Se le pensiline installate sopra a balconi di proprietà individuali hanno tale scopo primario quello di proteggere la facciata (accertamento in fatto demandato al giudice di merito), devono essere ritenute comuni a mente dell’art. 1117 cod.civ. e le relative spese di manutenzione vanno ripartite ai sensi dell’art. 1123 comma I cod.civ.
Non è consentito invece all’assemblea, salvo accordo unanime, adottare il criterio diverso di cui all’art. 1123 comma II cod.civ., individuando quote diverse di attribuzione della spesa in rapporto alla diversa utilità che i condomini traggono dal bene (nel caso di spese il 50% della spesa era stato posto a carico dei proprietari degli ultimi piani, sull’assunto che traessero maggiore utilità dal bene essendo coloro che si giovavano immediatamente della copertura sopra il balcone e il 50% a carico degli altri condomini secondo millesimi).
E’ quanto afferma Cass.Civ. sez.II ord. 28 febbraio 2019 n. 6010: “La sentenza ha stabilito, con accertamento in fatto, che le pensiline avevano la funzione di proteggere la facciata condominiale e non i soli balconi di proprietà esclusiva, garantendo l’integrità e la conservazione dell’intero edificio, ponendolo al riparo dagli agenti atmosferici e, quindi, del tutto correttamente e con motivazione logica ed esente da contraddizioni, ha ritenuto che la spesa dovesse gravare su tutti i condomini.
Difatti nel condominio, caratterizzato dalla coesistenza nell’edificio di una pluralità di piani o porzioni di piano di proprietà esclusiva, l’attribuzione della proprietà comune sancita dall’art. 1117 c.c., trova fondamento nel collegamento strumentale ed accessorio fra le cose, i servizi e gli impianti e le unità immobiliari appartenenti ai singoli proprietari o alle altre porzioni comuni destinate in modo stabile al servizio e al godimento collettivo (Cass. 4973/2007; Cass. 1625/2007; Cass. 22408/2004), mentre il concreto accertamento che un dato bene abbia le descritte caratteristiche funzionali involge questioni di fatto rimesse al giudice di merito, unitamente alla verifica della concreta utilità che dal bene traggano i singoli condomini, essendo ammissibile, su tali profili, solo il controllo sulla motivazione (nei limiti in cui ne è attualmente ammesso lo scrutinio; cfr., Cass. 10073/2018; Cass. 8119/2004).
Sulla scorta delle descritte emergenze processuali, l’assemblea non poteva ripartire la spesa derogando a quanto prescritto dall’art. 1123 c.c., comma 2.
Le attribuzioni dell’assemblea ai sensi dell’art. 1135 e 1123 c.c., sono circoscritte alla verifica ed applicazione dei criteri fissati dalla legge.

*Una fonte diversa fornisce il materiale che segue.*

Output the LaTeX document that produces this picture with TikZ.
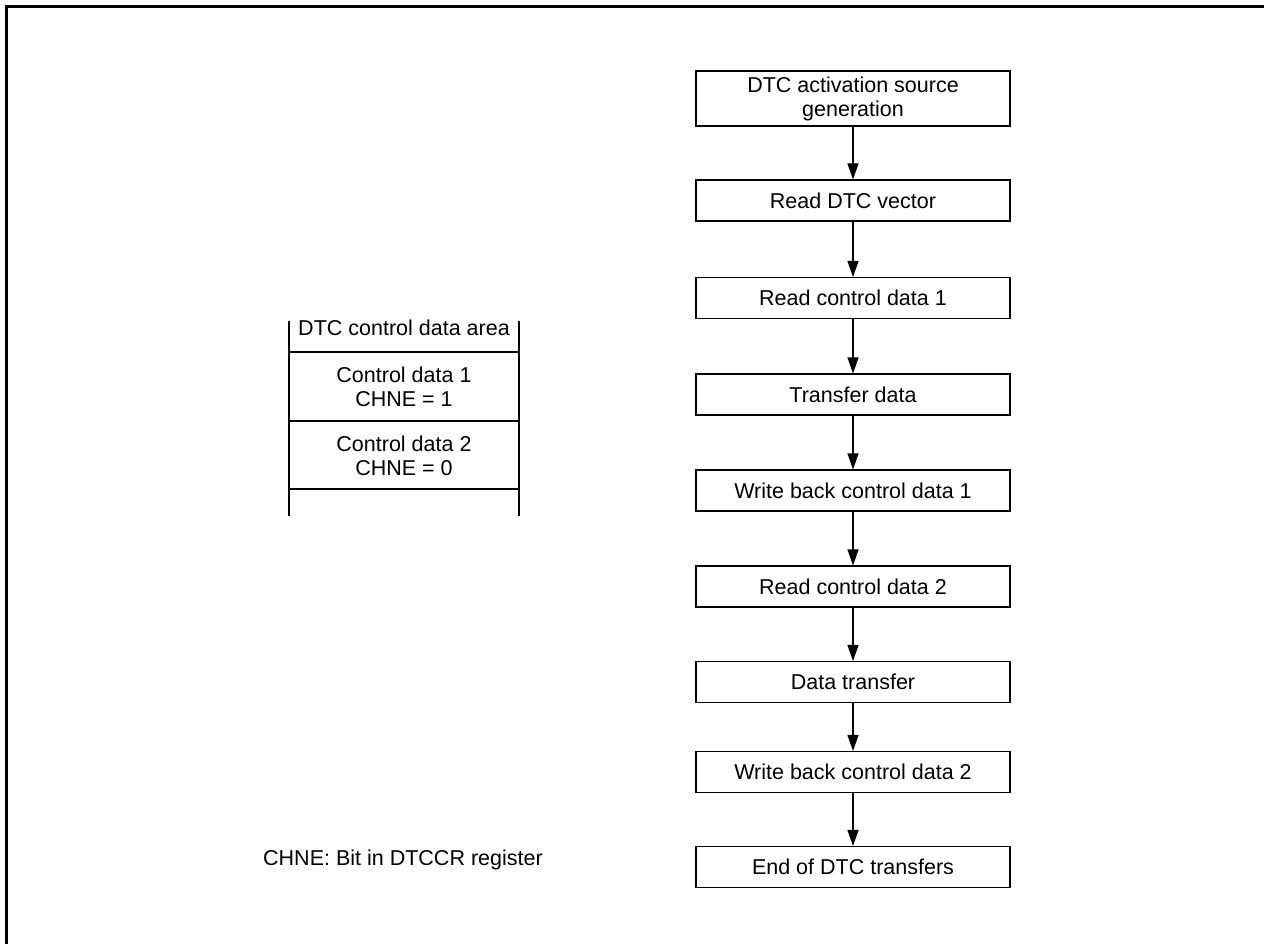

Se le cose comuni sono destinate a servire i condomini di un edificio in misura diversa, le spese, a norma dell’art. 1223 c.c., comma 2, vanno ripartite in misura proporzionale all’uso che ogni condomino può farne, salvo eventuali accordi, approvati all’unanimità dei condomini, con cui si preveda la ripartizione in misura proporzionale ai millesimi di proprietà.
In mancanza di una tale convenzione, ove vi sia contrasto circa la relativa ripartizione, deve escludersi che l’assemblea possa diversamente suddividere la spesa, vincolando anche i dissenzienti, essendo la legittimità della decisioni assembleari subordinata all’osservanza del criterio che tenga conto dell’utilità che ciascuno dei condomini possa trarre dalla cosa comune, come risultante all’esito di una verifica da compiere in concreto (Cass. 5458/1986).